**Short problem**
Please write out the lines of the data exactly, beginning with the first and ending with the line containing "lines: ['R1: Rs b/w PPQ&CHQ: 4.8292', 'R2: Rs"; leave the pictures behind.

**Dataset excerpt**
=-=-=
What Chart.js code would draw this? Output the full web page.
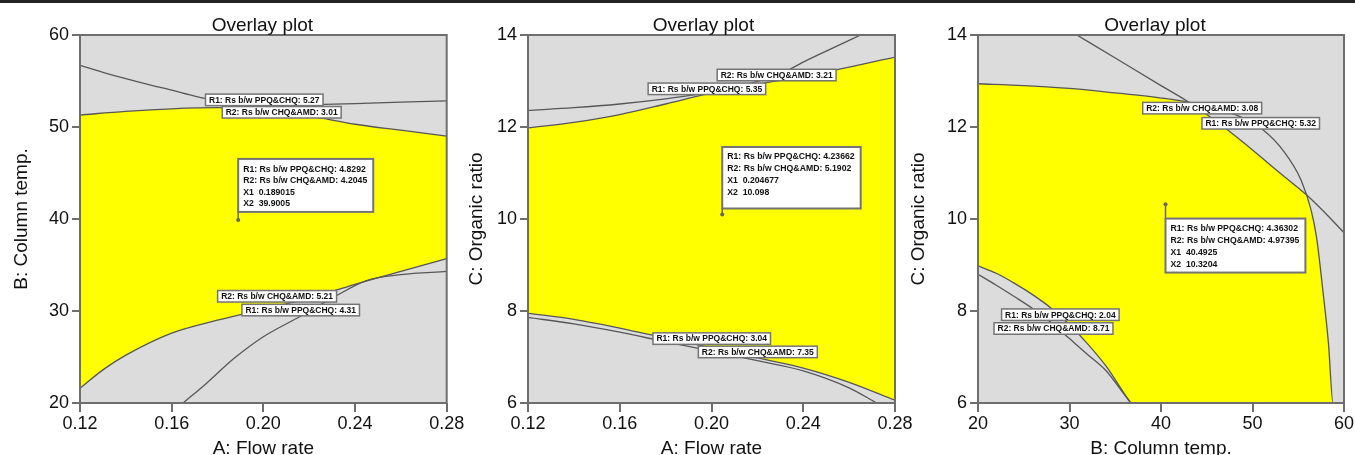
<!DOCTYPE html>
<html>
<head>
<meta charset="utf-8">
<title>Overlay plots</title>
<script src="https://cdn.jsdelivr.net/npm/chart.js@4.4.1/dist/chart.umd.min.js"></script>
<style>
  html, body { margin: 0; padding: 0; background: #fff; overflow: hidden; }
  #bar { position: absolute; left: 0; top: 0; width: 1355px; height: 3px; background: #232323; }
  .panel { position: absolute; top: 0; }
</style>
</head>
<body>
<div id="bar"></div>
<div class="panel" style="left:0px"><canvas id="plot1" width="470" height="470"></canvas></div>
<div class="panel" style="left:455px"><canvas id="plot2" width="462" height="470"></canvas></div>
<div class="panel" style="left:897px"><canvas id="plot3" width="458" height="470"></canvas></div>
<script>
// ---- values ----

var plotTitle = 'Overlay plot';
var flowTicks = [0.12, 0.16, 0.20, 0.24, 0.28];
var tempTicks = [20, 30, 40, 50, 60];
var ratioTicks = [6, 8, 10, 12, 14];

// plot 1 : A: Flow rate / B: Column temp.
var p1_R1_527 = [[0.12,56.7],[0.13,55.95],[0.14,55.25],[0.15,54.6],[0.16,54.0],[0.17,53.35],[0.18,52.85],[0.19,52.55],[0.20,52.45],[0.22,52.45],[0.24,52.55],[0.26,52.7],[0.28,52.85]];
var p1_R2_301 = [[0.12,51.3],[0.14,51.7],[0.16,51.98],[0.18,52.1],[0.20,51.85],[0.22,51.2],[0.24,50.3],[0.26,49.65],[0.28,49.0]];
var p1_R2_521 = [[0.12,21.6],[0.13,23.6],[0.14,25.2],[0.16,27.6],[0.18,29.0],[0.20,30.2],[0.22,31.4],[0.24,32.9],[0.26,34.3],[0.28,35.7]];
var p1_R1_431 = [[0.165,20],[0.175,22.1],[0.187,24.8],[0.20,27.2],[0.216,29.4],[0.23,31.4],[0.245,33.3],[0.26,33.95],[0.28,34.3]];
var p1_labels = [
  ['R1: Rs b/w PPQ&CHQ: 5.27', 0.2004, 52.95],
  ['R2: Rs b/w CHQ&AMD: 3.01', 0.208, 51.6],
  ['R2: Rs b/w CHQ&AMD: 5.21', 0.206, 31.6],
  ['R1: Rs b/w PPQ&CHQ: 4.31', 0.2163, 30.1]
];
var p1_flag = { x: 0.189015, y: 39.9005,
  lines: ['R1: Rs b/w PPQ&CHQ: 4.8292', 'R2: Rs b/w CHQ&AMD: 4.2045', 'X1  0.189015', 'X2  39.9005'] };

// plot 2 : A: Flow rate / C: Organic ratio
var p2_R2_321 = [[0.12,12.36],[0.14,12.42],[0.16,12.5],[0.18,12.61],[0.19,12.68],[0.20,12.76],[0.21,12.86],[0.22,12.99],[0.23,13.15],[0.24,13.41],[0.25,13.65],[0.265,14.0]];
var p2_R1_535 = [[0.12,11.98],[0.14,12.1],[0.16,12.27],[0.18,12.5],[0.20,12.74],[0.22,12.93],[0.24,13.1],[0.26,13.3],[0.28,13.52]];
var p2_R1_304 = [[0.12,7.95],[0.14,7.82],[0.16,7.63],[0.18,7.41],[0.20,7.2],[0.22,6.98],[0.24,6.76],[0.26,6.45],[0.28,6.06]];
var p2_R2_735 = [[0.12,7.86],[0.14,7.72],[0.16,7.54],[0.18,7.33],[0.20,7.13],[0.22,6.92],[0.24,6.7],[0.26,6.33],[0.272,6.0]];
var p2_labels = [
  ['R2: Rs b/w CHQ&AMD: 3.21', 0.2284, 13.13],
  ['R1: Rs b/w PPQ&CHQ: 5.35', 0.1980, 12.83],
  ['R1: Rs b/w PPQ&CHQ: 3.04', 0.2001, 7.40],
  ['R2: Rs b/w CHQ&AMD: 7.35', 0.2202, 7.11]
];
var p2_flag = { x: 0.204677, y: 10.098,
  lines: ['R1: Rs b/w PPQ&CHQ: 4.23662', 'R2: Rs b/w CHQ&AMD: 5.1902', 'X1  0.204677', 'X2  10.098'] };

// plot 3 : B: Column temp. / C: Organic ratio
var p3_R2_308 = [[30.8,14],[35,13.5],[40,12.9],[42.8,12.57],[45,12.27],[47.5,11.9],[50,11.5],[53,11.0],[56.1,10.49],[58,10.12],[60,9.7]];
var p3_R1_532 = [[20,12.94],[25,12.9],[30,12.84],[35,12.74],[40,12.63],[44,12.5],[48,12.28],[51,11.96],[53.5,11.45],[55.3,10.85],[56.4,10.2],[57.0,9.6],[57.7,8.43],[58.3,7.3],[58.8,6.0],[60,6.0]];
var p3_R1_204 = [[20,8.98],[22,8.82],[24,8.6],[26,8.35],[28,8.06],[30,7.7],[32,7.28],[34,6.8],[36,6.2],[36.7,6.0]];
var p3_R2_871 = [[20,8.8],[22,8.56],[24,8.31],[26,8.05],[28,7.75],[30,7.4],[32,7.05],[34,6.7],[36,6.18],[36.7,6.0]];
var p3_labels = [
  ['R2: Rs b/w CHQ&AMD: 3.08', 44.5, 12.41],
  ['R1: Rs b/w PPQ&CHQ: 5.32', 50.9, 12.08],
  ['R1: Rs b/w PPQ&CHQ: 2.04', 29.0, 7.92],
  ['R2: Rs b/w CHQ&AMD: 8.71', 28.25, 7.62]
];
var p3_flag = { x: 40.4925, y: 10.3204,
  lines: ['R1: Rs b/w PPQ&CHQ: 4.36302', 'R2: Rs b/w CHQ&AMD: 4.97395', 'X1  40.4925', 'X2  10.3204'] };

// ---- styling ----
var FONT = "'Liberation Sans', Arial, Helvetica, sans-serif";
var LINE = '#575757', GREY = '#dcdcdc', YELLOW = '#ffff00', FRAME = '#6e6e6e', INK = '#111111';
Chart.defaults.font.family = FONT;
Chart.defaults.color = INK;

function fmt2(v) { return Number(v).toFixed(2); }
function fmt0(v) { return String(v); }

function axis(ticks, title, fmt, horizontal, leftW) {
  return {
    type: 'linear',
    position: horizontal ? 'bottom' : 'left',
    min: ticks[0],
    max: ticks[ticks.length - 1],
    afterBuildTicks: function (s) { s.ticks = ticks.map(function (v) { return { value: v }; }); },
    afterFit: function (s) {
      // keep the plot frame where the reference has it
      if (horizontal) s.height = 67; else s.width = leftW;
      s.paddingLeft = 0; s.paddingRight = 0; s.paddingTop = 0; s.paddingBottom = 0;
    },
    grid: { drawOnChartArea: false, tickLength: horizontal ? 9 : 8, color: FRAME, lineWidth: 2 },
    border: { display: false },
    ticks: { font: { size: 18 }, color: INK, padding: horizontal ? 1 : 3, maxRotation: 0, autoSkip: false, callback: fmt },
    title: { display: true, text: title, font: { size: 19 }, color: INK,
             padding: horizontal ? { top: 0, bottom: 10 } : { top: 10, bottom: 0 } }
  };
}

function overlay(o) {
  return {
    id: 'overlay',
    beforeDraw: function (chart) {
      var a = chart.chartArea, ctx = chart.ctx;
      ctx.save();
      ctx.fillStyle = YELLOW;
      ctx.fillRect(a.left, a.top, a.right - a.left, a.bottom - a.top);
      ctx.restore();
    },
    afterDraw: function (chart) {
      var a = chart.chartArea, ctx = chart.ctx;
      var xs = chart.scales.x, ys = chart.scales.y;
      ctx.save();
      ctx.strokeStyle = FRAME;
      ctx.lineWidth = 2;
      ctx.strokeRect(a.left, a.top, a.right - a.left, a.bottom - a.top);

      ctx.fillStyle = INK;
      ctx.font = '19px ' + FONT;
      ctx.textAlign = 'center';
      ctx.textBaseline = 'alphabetic';
      ctx.fillText(plotTitle, (a.left + a.right) / 2 + o.titleShift, 31);

      // contour labels
      ctx.font = 'bold 8.5px ' + FONT;
      o.labels.forEach(function (l) {
        var w = ctx.measureText(l[0]).width + 7, h = 11.5;
        var cx = xs.getPixelForValue(l[1]), cy = ys.getPixelForValue(l[2]);
        ctx.fillStyle = '#fff';
        ctx.fillRect(cx - w / 2, cy - h / 2, w, h);
        ctx.strokeStyle = '#747474';
        ctx.lineWidth = 1.5;
        ctx.strokeRect(cx - w / 2, cy - h / 2, w, h);
        ctx.fillStyle = INK;
        ctx.textAlign = 'center';
        ctx.textBaseline = 'middle';
        ctx.fillText(l[0], cx, cy + 0.5);
      });

      // flag point with its box
      var f = o.flag, st = o.flagStyle;
      var px = xs.getPixelForValue(f.x), py = ys.getPixelForValue(f.y);
      ctx.font = 'bold 8.7px ' + FONT;
      var maxW = 0;
      f.lines.forEach(function (t) { maxW = Math.max(maxW, ctx.measureText(t).width); });
      var bw = maxW + 11, top = py + st.dy, bh = st.h;
      ctx.strokeStyle = '#666';
      ctx.lineWidth = 1.5;
      ctx.beginPath();
      ctx.moveTo(px, py);
      ctx.lineTo(px, st.dy < 0 ? top + bh : top);
      ctx.stroke();
      ctx.fillStyle = '#fff';
      ctx.fillRect(px, top, bw, bh);
      ctx.strokeStyle = '#747474';
      ctx.lineWidth = 2;
      ctx.strokeRect(px, top, bw, bh);
      ctx.fillStyle = INK;
      ctx.textAlign = 'left';
      ctx.textBaseline = 'middle';
      f.lines.forEach(function (t, i) { ctx.fillText(t, px + 5, top + st.pad + i * st.step); });
      ctx.fillStyle = '#666';
      ctx.beginPath();
      ctx.arc(px, py, 2, 0, Math.PI * 2);
      ctx.fill();
      ctx.restore();
    }
  };
}

function overlayChart(id, o) {
  var datasets = o.curves.map(function (c) {
    return {
      data: c[0].map(function (p) { return { x: p[0], y: p[1] }; }),
      fill: c[1],
      backgroundColor: GREY,
      borderColor: LINE,
      borderWidth: 1.3,
      pointRadius: 0,
      cubicInterpolationMode: 'monotone'
    };
  });
  return new Chart(document.getElementById(id), {
    type: 'line',
    data: { datasets: datasets },
    options: {
      responsive: false,
      animation: false,
      events: [],
      layout: { padding: { top: 35, right: o.padRight, left: 0, bottom: 0 } },
      plugins: {
        legend: { display: false },
        tooltip: { enabled: false },
        filler: { drawTime: 'beforeDatasetsDraw' }
      },
      scales: {
        x: axis(o.xTicks, o.xTitle, o.xFmt, true),
        y: axis(o.yTicks, o.yTitle, fmt0, false, o.left)
      }
    },
    plugins: [overlay(o)]
  });
}

overlayChart('plot1', {
  xTicks: flowTicks, yTicks: tempTicks, xFmt: fmt2,
  xTitle: 'A: Flow rate', yTitle: 'B: Column temp.',
  left: 80, padRight: 23.3, titleShift: -1,
  curves: [[p1_R1_527, 'end'], [p1_R2_301, 'end'], [p1_R2_521, 'start'], [p1_R1_431, 'start']],
  labels: p1_labels, flag: p1_flag,
  flagStyle: { dy: -61, h: 53, pad: 11, step: 11.1 }
});

overlayChart('plot2', {
  xTicks: flowTicks, yTicks: ratioTicks, xFmt: fmt2,
  xTitle: 'A: Flow rate', yTitle: 'C: Organic ratio',
  left: 73, padRight: 22, titleShift: -8,
  curves: [[p2_R2_321, 'end'], [p2_R1_535, 'end'], [p2_R1_304, 'start'], [p2_R2_735, 'start']],
  labels: p2_labels, flag: p2_flag,
  flagStyle: { dy: -67.5, h: 61.5, pad: 9.5, step: 11.9 }
});

overlayChart('plot3', {
  xTicks: tempTicks, yTicks: ratioTicks, xFmt: fmt0,
  xTitle: 'B: Column temp.', yTitle: 'C: Organic ratio',
  left: 81, padRight: 11, titleShift: -6,
  curves: [[p3_R2_308, 'end'], [p3_R1_532, 'end'], [p3_R1_204, 'start'], [p3_R2_871, 'start']],
  labels: p3_labels, flag: p3_flag,
  flagStyle: { dy: 14.3, h: 54, pad: 9.7, step: 12 }
});
</script>
</body>
</html>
=-=-=
**Finished task**
What Chart.js code would draw this? Output the full web page.
<!DOCTYPE html>
<html>
<head>
<meta charset="utf-8">
<title>Overlay plots</title>
<script src="https://cdn.jsdelivr.net/npm/chart.js@4.4.1/dist/chart.umd.min.js"></script>
<style>
  html, body { margin: 0; padding: 0; background: #fff; overflow: hidden; }
  #bar { position: absolute; left: 0; top: 0; width: 1355px; height: 3px; background: #232323; }
  .panel { position: absolute; top: 0; }
</style>
</head>
<body>
<div id="bar"></div>
<div class="panel" style="left:0px"><canvas id="plot1" width="470" height="470"></canvas></div>
<div class="panel" style="left:455px"><canvas id="plot2" width="462" height="470"></canvas></div>
<div class="panel" style="left:897px"><canvas id="plot3" width="458" height="470"></canvas></div>
<script>
// ---- values ----

var plotTitle = 'Overlay plot';
var flowTicks = [0.12, 0.16, 0.20, 0.24, 0.28];
var tempTicks = [20, 30, 40, 50, 60];
var ratioTicks = [6, 8, 10, 12, 14];

// plot 1 : A: Flow rate / B: Column temp.
var p1_R1_527 = [[0.12,56.7],[0.13,55.95],[0.14,55.25],[0.15,54.6],[0.16,54.0],[0.17,53.35],[0.18,52.85],[0.19,52.55],[0.20,52.45],[0.22,52.45],[0.24,52.55],[0.26,52.7],[0.28,52.85]];
var p1_R2_301 = [[0.12,51.3],[0.14,51.7],[0.16,51.98],[0.18,52.1],[0.20,51.85],[0.22,51.2],[0.24,50.3],[0.26,49.65],[0.28,49.0]];
var p1_R2_521 = [[0.12,21.6],[0.13,23.6],[0.14,25.2],[0.16,27.6],[0.18,29.0],[0.20,30.2],[0.22,31.4],[0.24,32.9],[0.26,34.3],[0.28,35.7]];
var p1_R1_431 = [[0.165,20],[0.175,22.1],[0.187,24.8],[0.20,27.2],[0.216,29.4],[0.23,31.4],[0.245,33.3],[0.26,33.95],[0.28,34.3]];
var p1_labels = [
  ['R1: Rs b/w PPQ&CHQ: 5.27', 0.2004, 52.95],
  ['R2: Rs b/w CHQ&AMD: 3.01', 0.208, 51.6],
  ['R2: Rs b/w CHQ&AMD: 5.21', 0.206, 31.6],
  ['R1: Rs b/w PPQ&CHQ: 4.31', 0.2163, 30.1]
];
var p1_flag = { x: 0.189015, y: 39.9005,
  lines: ['R1: Rs b/w PPQ&CHQ: 4.8292', 'R2: Rs b/w CHQ&AMD: 4.2045', 'X1  0.189015', 'X2  39.9005'] };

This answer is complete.